Engaging with local vendors and searching through shelves can be an exciting adventure. Right in Akumal, you can comb through exquisite goodies at Mexicarte, El Pueblito, and even OXXO. If you’re in Playa del Carmen or Tulum, make sure you stop by Super Chedraui! They have the best selection of authentic Mexican candy which you’ll find in the Deli section.
Authentic Mexican candy is surprisingly budget-friendly—the bounty of candy shown below was just $35 and delighted all my extended family and friends from work. The smell, flavor, and texture of these delicious sundries will transport you back to your days on the beach in Akumal. An explosion of tantalizing flavors in your mouth, it’s a quick and easy fix until your next vacation to paradise. It’s no surprise that as of 2010 Mexico has been on UNESCO’s Intangible Cultural Heritage List for its cuisine, and though this accolade isn’t precisely due to its sweets, these are nonetheless a gourmand’s treat.
Chocolate (cho-coh-lah-teh) The Mayan civilization was the first to discover that cacao could be harvested and even considered it “food of the gods,” so be sure to pick up a few bars before you go home. Legend says Quetzalcoatl (the feathered serpent) came down from heaven bringing gifts for man. Even though the cacao plant was only for the gods, Quetzalcoatl loved the humans so much that he taught them how to harvest, roast, grind and churn the cacao into chocolate.
Palanqueta (pah-lan-keh-tas) This is the ultimate power snack, similar to peanut brittle, that can be made of whole peanuts or pecans held together with molasses and can also be made of sesame, pumpkin, or sunflower seeds.
Foodie hack: Crumble these over your favorite ice cream and take your dessert game to the next level.
Word of the Day: Alegria means joy in Spanish
Alegria (ah-leh-gree-a) Another excellent power snack that dates back to the Aztecs who were among the first to cultivate the amaranth grain about 8,000 years ago. This treat is simply made of amaranth, pecans, and raisins, held together with honey. These are best kept in the fridge as they easily fall apart when warm.
Ate (ah-teh) This is commonly known as quince cheese, a thick jelly-like paste made from guava (guayaba), fig, peach, apricot or quince (membrillo) fruit. This is a favorite Mexican dessert traditionally served with manchego cheese.
Obleas (oh-bleh-as) Thin wafers filled with cajeta, a sweet caramelized goat milk often flavored with wine, hits the spot for just about every sweet tooth’s palate. Obleas can get pretty gooey in warm temperatures so keep these in a cool place too to avoid sticky situations.

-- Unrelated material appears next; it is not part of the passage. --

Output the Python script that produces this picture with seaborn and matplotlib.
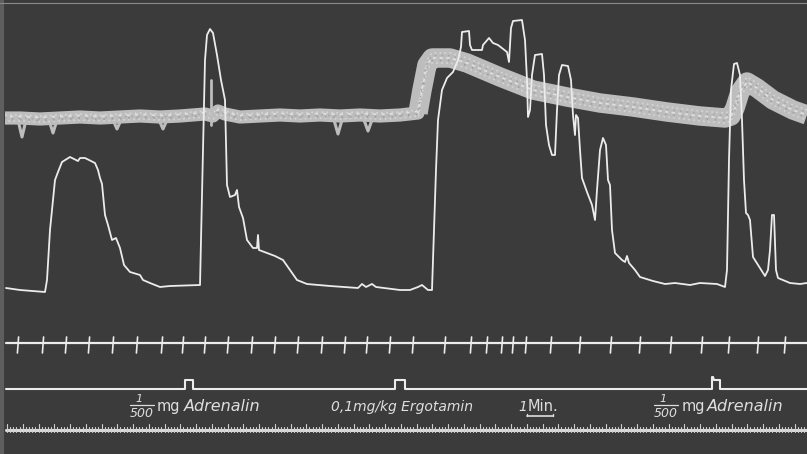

Cocadas (koh-kah-das) Yummy goodness made of shredded candied coconut, held together with sweetened condensed milk. Cocadas can be all white, pink, or decorated the colors of the Mexican flag: red, white and green.
Tamarindo (tah-mah-reen-doh) If you never tasted a tamarind fruit, you must try the unique flavor. There are many different type of candies made with tamarind pulp, varying from sweet and sour to extremely hot. Definitely not for the faint of heart, but worth a try. If you’re into sour patch kids, then you may very well fall in love with tamarind.